Main Article Content

Xiaowan Jiang
Sheng Ding

Keywords

insulin; adipocyte fatty acid-binding protein; serum uric acid; type 2 diabetes mellitus; abdominal obesity

Abstract

Objective: To study the correlations between insulin function and levels of adipocyte fatty acid-binding protein (A-FABP) and serum uric acid (SUA) in newly diagnosed type 2 diabetes mellitus (T2DM) patients with abdominal obesity. Methods: A total of 218 eligible patients were divided into abdominal obesity group (n=98) and non-abdominal obesity group (n=120) according to waist circumference.
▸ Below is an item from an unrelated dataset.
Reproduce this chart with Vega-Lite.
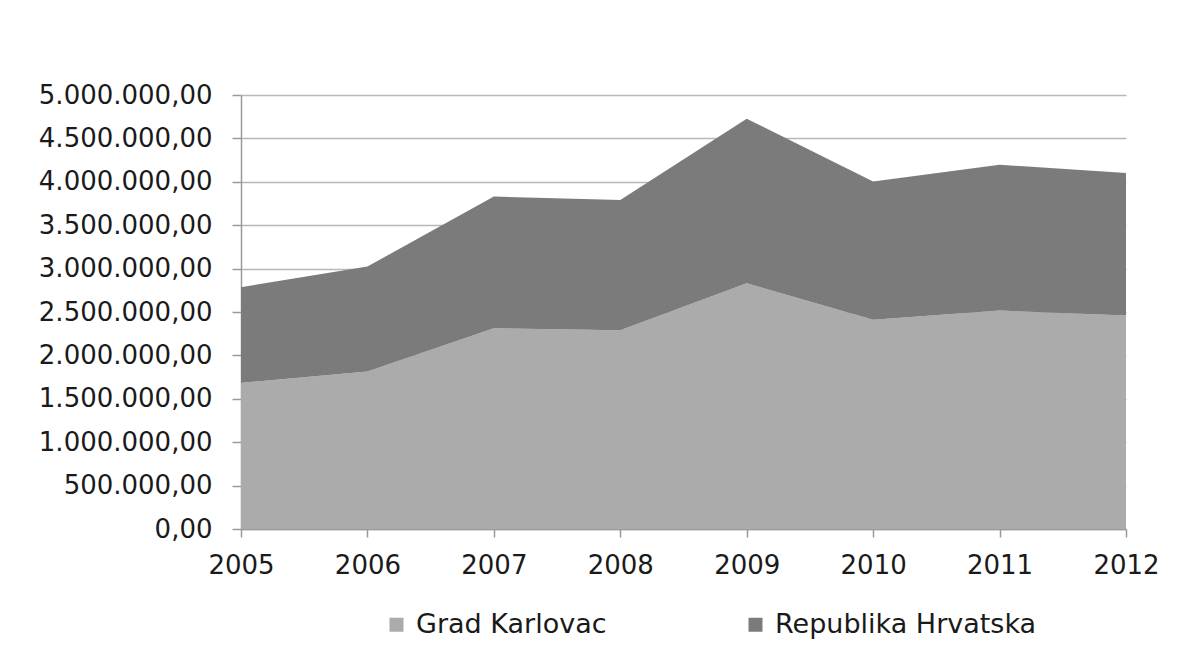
{
  "$schema": "https://vega.github.io/schema/vega-lite/v6.json",
  "width": 885,
  "height": 434,
  "autosize": {"type": "none"},
  "padding": {"left": 241, "top": 95, "right": 64, "bottom": 123},
  "background": "white",
  "config": {
    "locale": {"number": {"decimal": ",", "thousands": ".", "grouping": [3], "currency": ["", ""]}},
    "view": {"stroke": null},
    "font": "DejaVu Sans",
    "axis": {"domainColor": "#9a9a9a", "tickColor": "#9a9a9a", "gridColor": "#b8b8b8", "gridWidth": 1.5, "domainWidth": 1.5, "tickWidth": 1.5, "labelColor": "#1a1a1a", "labelFont": "DejaVu Sans", "labelFontSize": 26, "titleFontSize": 0}
  },
  "data": {
    "values": [
      {"year": "2005", "series": "Grad Karlovac", "value": 1684000},
      {"year": "2006", "series": "Grad Karlovac", "value": 1815000},
      {"year": "2007", "series": "Grad Karlovac", "value": 2313000},
      {"year": "2008", "series": "Grad Karlovac", "value": 2290000},
      {"year": "2009", "series": "Grad Karlovac", "value": 2830000},
      {"year": "2010", "series": "Grad Karlovac", "value": 2410000},
      {"year": "2011", "series": "Grad Karlovac", "value": 2517000},
      {"year": "2012", "series": "Grad Karlovac", "value": 2460000},
      {"year": "2005", "series": "Republika Hrvatska", "value": 1102000},
      {"year": "2006", "series": "Republika Hrvatska", "value": 1209000},
      {"year": "2007", "series": "Republika Hrvatska", "value": 1517000},
      {"year": "2008", "series": "Republika Hrvatska", "value": 1500000},
      {"year": "2009", "series": "Republika Hrvatska", "value": 1896000},
      {"year": "2010", "series": "Republika Hrvatska", "value": 1593000},
      {"year": "2011", "series": "Republika Hrvatska", "value": 1679000},
      {"year": "2012", "series": "Republika Hrvatska", "value": 1640000}
    ]
  },
  "mark": {"type": "area", "interpolate": "linear"},
  "encoding": {
    "x": {
      "field": "year", "type": "ordinal",
      "scale": {"type": "point", "padding": 0},
      "axis": {"title": null, "labelAngle": 0, "grid": false, "tickSize": 8, "labelPadding": 15}
    },
    "y": {
      "field": "value", "type": "quantitative", "stack": "zero",
      "scale": {"domain": [0, 5000000], "nice": false},
      "axis": {"title": null, "format": ",.2f", "values": [0, 500000, 1000000, 1500000, 2000000, 2500000, 3000000, 3500000, 4000000, 4500000, 5000000], "tickSize": 9, "labelPadding": 20, "grid": true, "labelLimit": 0}
    },
    "color": {
      "field": "series", "type": "nominal",
      "scale": {"domain": ["Grad Karlovac", "Republika Hrvatska"], "range": ["#ababab", "#7b7b7b"]},
      "legend": {
        "title": null, "orient": "none", "direction": "horizontal", "legendX": 142, "legendY": 516,
        "symbolType": "square", "symbolSize": 196, "symbolStrokeWidth": 0, "symbolOpacity": 1,
        "labelFontSize": 27, "labelColor": "#1a1a1a", "labelFont": "DejaVu Sans", "labelOffset": 6, "labelLimit": 0, "columnPadding": 135
      }
    },
    "order": {"field": "series", "sort": "ascending"}
  }
}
Their basic data, laboratory indices, levels of A-FABP and SUA, insulin resistance (IR) index [homeostasis model assessment of IR (HOMA-IR)] and insulin secretion index (HOMA-β) were compared. The correlations of HOMA-IR with A-FABP, SUA and HOMA-β were analyzed by Pearson’s test. The risk factors for IR were explored by logistic regression analysis. Results: Body mass index (BMI), waist circumference, waist-to-hip ratio, diastolic blood pressure and systolic blood pressure significantly increased in abdominal obesity group compared with those in non-abdominal obesity group (P<0.05). Compared with non-abdominal obesity group, very low-density lipoprotein cholesterol, low-density lipoprotein cholesterol, triglyceride (TG), total cholesterol, aspartate aminotransferase, alanine aminotransferase and fasting serum insulin significantly increased, while high-density lipoprotein cholesterol decreased (P<0.05) in abdominal obesity group. HOMA-IR, HOMA-β and levels of A-FABP and SUA were significantly higher in abdominal obesity group than those in non-abdominal obesity group (P<0.05). HOMA-IR was significantly positively correlated with A-FABP, SUA and HOMA-β (P<0.0001). BMI, TG, waist circumference, A-FABP and SUA were risk factors for IR (P<0.05). Conclusion: A-FABP and SUA levels significantly increase in newly diagnosed T2DM patients with abdominal obesity, being positively correlated with IR. They are risk factors for IR. Reducing fat and weight and controlling the levels of A-FABP and SUA may be able to relieve IR and to prevent T2DM complicated with abdominal obesity.